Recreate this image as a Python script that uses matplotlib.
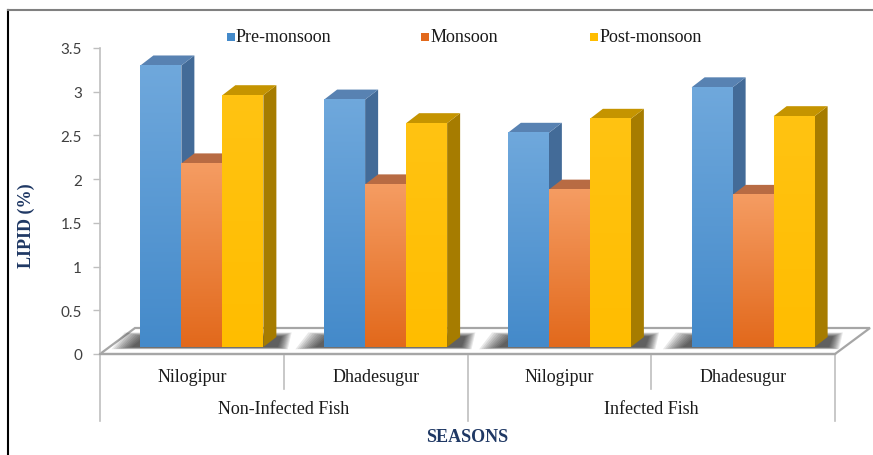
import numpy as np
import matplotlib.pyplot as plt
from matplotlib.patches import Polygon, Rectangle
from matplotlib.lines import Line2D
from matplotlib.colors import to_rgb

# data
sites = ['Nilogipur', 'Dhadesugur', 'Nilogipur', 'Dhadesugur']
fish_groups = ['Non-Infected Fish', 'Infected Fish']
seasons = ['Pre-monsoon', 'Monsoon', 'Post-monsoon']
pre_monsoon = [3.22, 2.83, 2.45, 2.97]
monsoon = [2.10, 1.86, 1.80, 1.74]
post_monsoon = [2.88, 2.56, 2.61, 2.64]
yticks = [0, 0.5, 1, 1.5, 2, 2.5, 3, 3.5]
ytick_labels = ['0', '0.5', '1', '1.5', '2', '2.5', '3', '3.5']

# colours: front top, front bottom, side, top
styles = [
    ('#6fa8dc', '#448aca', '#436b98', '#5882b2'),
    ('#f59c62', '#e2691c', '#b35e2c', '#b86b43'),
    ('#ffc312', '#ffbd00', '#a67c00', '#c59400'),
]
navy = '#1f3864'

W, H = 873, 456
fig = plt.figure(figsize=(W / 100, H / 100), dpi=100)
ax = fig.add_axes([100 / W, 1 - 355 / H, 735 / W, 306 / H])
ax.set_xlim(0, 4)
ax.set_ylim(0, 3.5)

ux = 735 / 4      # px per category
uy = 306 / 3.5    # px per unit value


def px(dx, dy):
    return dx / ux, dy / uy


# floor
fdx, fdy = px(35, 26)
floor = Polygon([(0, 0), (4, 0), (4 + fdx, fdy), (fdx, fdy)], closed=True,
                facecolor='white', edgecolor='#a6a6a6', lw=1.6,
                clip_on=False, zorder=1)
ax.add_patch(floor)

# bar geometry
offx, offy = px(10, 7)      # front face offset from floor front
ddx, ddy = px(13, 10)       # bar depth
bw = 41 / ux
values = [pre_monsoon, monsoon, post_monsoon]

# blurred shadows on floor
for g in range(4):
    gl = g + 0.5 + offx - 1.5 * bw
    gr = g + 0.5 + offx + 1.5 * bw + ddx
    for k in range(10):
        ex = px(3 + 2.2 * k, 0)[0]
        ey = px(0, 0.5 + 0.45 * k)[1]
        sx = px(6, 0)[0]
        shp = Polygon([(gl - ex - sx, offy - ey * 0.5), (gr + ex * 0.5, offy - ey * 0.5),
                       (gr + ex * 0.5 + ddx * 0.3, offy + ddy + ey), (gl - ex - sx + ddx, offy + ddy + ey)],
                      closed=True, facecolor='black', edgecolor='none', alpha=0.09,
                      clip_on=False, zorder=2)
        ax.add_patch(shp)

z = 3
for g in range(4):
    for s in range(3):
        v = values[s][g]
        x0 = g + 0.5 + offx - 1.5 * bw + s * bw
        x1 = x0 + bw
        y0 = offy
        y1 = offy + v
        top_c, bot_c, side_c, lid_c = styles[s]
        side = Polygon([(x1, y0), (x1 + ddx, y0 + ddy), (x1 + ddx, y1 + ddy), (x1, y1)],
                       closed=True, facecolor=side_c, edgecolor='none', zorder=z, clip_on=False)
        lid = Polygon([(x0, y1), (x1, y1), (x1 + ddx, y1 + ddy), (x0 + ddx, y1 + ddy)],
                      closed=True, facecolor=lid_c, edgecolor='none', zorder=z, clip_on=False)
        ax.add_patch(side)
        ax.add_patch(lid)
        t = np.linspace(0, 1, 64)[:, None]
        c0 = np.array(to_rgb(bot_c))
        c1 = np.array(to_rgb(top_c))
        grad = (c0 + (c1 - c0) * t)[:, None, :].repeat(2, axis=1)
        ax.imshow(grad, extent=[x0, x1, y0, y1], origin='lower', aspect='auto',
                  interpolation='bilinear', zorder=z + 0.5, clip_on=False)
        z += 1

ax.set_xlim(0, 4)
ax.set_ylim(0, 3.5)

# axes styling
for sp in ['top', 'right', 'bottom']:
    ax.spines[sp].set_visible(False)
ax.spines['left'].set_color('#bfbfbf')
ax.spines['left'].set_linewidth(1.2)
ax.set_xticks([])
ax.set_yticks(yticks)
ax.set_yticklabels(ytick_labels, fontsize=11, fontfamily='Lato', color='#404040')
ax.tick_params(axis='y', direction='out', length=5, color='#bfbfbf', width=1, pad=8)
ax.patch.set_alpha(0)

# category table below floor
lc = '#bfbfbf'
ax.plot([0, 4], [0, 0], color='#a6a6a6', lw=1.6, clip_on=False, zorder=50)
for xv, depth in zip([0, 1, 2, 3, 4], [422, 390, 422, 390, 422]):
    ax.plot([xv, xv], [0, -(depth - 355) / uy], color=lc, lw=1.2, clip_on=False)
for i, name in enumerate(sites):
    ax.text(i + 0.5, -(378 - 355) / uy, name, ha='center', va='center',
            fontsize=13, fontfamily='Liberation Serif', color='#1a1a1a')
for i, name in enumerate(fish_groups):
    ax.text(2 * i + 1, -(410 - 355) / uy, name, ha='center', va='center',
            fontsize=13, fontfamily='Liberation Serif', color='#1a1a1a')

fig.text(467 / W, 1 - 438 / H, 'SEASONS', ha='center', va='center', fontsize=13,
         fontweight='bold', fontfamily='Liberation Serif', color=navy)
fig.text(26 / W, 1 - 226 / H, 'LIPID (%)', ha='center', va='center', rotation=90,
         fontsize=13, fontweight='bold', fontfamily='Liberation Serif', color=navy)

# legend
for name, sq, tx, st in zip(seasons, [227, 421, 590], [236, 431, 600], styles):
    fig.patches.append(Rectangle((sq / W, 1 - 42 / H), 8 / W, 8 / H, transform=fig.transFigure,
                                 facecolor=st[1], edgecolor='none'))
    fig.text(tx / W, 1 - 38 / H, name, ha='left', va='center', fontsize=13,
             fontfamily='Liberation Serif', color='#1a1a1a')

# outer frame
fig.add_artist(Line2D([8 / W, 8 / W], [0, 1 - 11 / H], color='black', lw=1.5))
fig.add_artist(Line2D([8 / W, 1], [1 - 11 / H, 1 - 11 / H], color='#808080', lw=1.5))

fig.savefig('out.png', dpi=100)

□ □ □

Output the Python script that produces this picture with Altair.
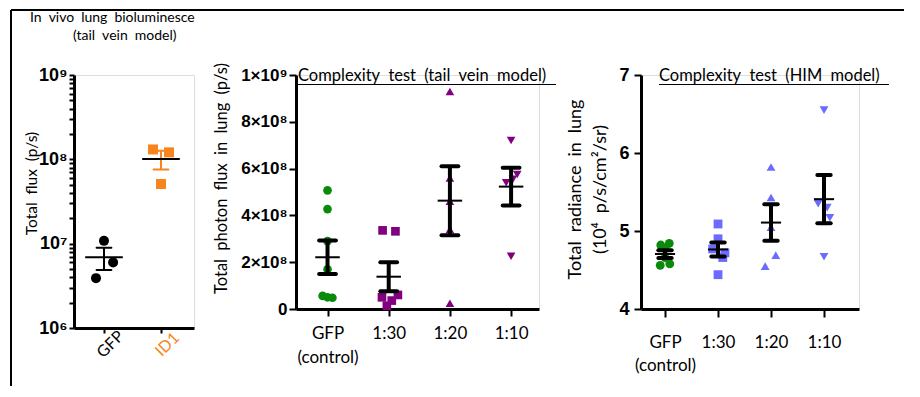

□ □ □

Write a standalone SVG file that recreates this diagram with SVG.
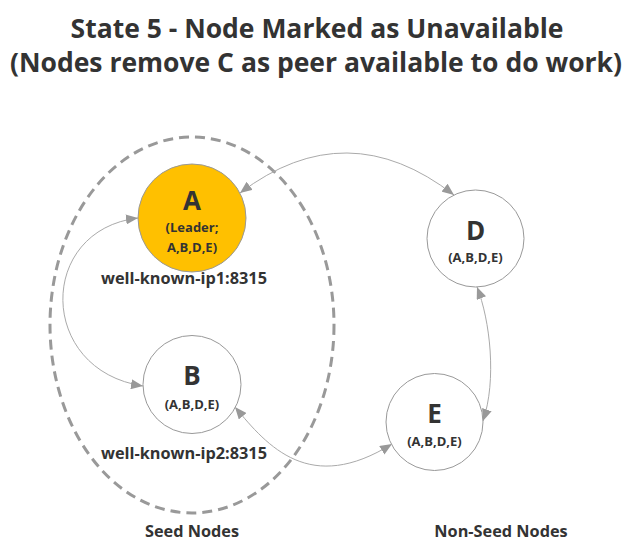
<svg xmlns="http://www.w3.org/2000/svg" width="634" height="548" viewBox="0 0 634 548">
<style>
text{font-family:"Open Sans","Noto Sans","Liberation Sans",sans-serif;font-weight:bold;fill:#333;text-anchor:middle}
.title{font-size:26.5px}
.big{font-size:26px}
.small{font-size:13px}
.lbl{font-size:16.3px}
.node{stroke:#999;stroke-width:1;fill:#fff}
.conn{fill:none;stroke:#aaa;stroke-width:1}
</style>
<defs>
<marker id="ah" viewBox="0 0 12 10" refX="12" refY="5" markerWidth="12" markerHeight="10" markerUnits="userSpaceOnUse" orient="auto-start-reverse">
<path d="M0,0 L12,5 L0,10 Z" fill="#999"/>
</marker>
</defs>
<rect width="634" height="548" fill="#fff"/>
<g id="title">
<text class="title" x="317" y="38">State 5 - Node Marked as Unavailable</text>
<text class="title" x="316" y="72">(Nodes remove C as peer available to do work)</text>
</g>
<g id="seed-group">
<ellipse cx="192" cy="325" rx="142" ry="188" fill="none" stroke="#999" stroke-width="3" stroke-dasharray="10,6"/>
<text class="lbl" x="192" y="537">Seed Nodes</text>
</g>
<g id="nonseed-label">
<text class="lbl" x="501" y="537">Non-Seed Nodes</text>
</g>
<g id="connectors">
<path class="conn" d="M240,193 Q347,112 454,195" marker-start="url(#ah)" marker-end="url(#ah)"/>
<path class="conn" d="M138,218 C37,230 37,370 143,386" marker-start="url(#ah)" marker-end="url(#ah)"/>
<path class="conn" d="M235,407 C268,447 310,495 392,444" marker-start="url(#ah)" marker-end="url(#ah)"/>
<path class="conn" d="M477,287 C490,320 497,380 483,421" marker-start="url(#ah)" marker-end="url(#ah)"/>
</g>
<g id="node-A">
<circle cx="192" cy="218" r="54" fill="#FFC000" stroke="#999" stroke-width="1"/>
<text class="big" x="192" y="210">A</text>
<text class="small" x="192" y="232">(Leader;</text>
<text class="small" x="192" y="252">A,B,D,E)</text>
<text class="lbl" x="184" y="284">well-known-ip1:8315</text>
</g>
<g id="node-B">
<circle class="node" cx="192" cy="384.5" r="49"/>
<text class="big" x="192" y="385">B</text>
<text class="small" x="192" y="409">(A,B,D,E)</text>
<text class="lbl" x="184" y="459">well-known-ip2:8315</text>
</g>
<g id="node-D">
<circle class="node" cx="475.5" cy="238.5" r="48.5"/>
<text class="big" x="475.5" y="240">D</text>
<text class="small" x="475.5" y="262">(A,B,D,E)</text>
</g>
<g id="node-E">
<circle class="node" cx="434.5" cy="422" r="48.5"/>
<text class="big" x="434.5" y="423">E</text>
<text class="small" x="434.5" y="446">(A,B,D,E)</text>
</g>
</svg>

□ □ □

Keep to the lines above from the line with "Recreate this image" to the line with "return dx / ux, dy / uy", and set down exactly those, inclusive, with nothing else and every picture left out.

- [Correct output]:
Recreate this image as a Python script that uses matplotlib.
import numpy as np
import matplotlib.pyplot as plt
from matplotlib.patches import Polygon, Rectangle
from matplotlib.lines import Line2D
from matplotlib.colors import to_rgb

# data
sites = ['Nilogipur', 'Dhadesugur', 'Nilogipur', 'Dhadesugur']
fish_groups = ['Non-Infected Fish', 'Infected Fish']
seasons = ['Pre-monsoon', 'Monsoon', 'Post-monsoon']
pre_monsoon = [3.22, 2.83, 2.45, 2.97]
monsoon = [2.10, 1.86, 1.80, 1.74]
post_monsoon = [2.88, 2.56, 2.61, 2.64]
yticks = [0, 0.5, 1, 1.5, 2, 2.5, 3, 3.5]
ytick_labels = ['0', '0.5', '1', '1.5', '2', '2.5', '3', '3.5']

# colours: front top, front bottom, side, top
styles = [
    ('#6fa8dc', '#448aca', '#436b98', '#5882b2'),
    ('#f59c62', '#e2691c', '#b35e2c', '#b86b43'),
    ('#ffc312', '#ffbd00', '#a67c00', '#c59400'),
]
navy = '#1f3864'

W, H = 873, 456
fig = plt.figure(figsize=(W / 100, H / 100), dpi=100)
ax = fig.add_axes([100 / W, 1 - 355 / H, 735 / W, 306 / H])
ax.set_xlim(0, 4)
ax.set_ylim(0, 3.5)

ux = 735 / 4      # px per category
uy = 306 / 3.5    # px per unit value


def px(dx, dy):
    return dx / ux, dy / uy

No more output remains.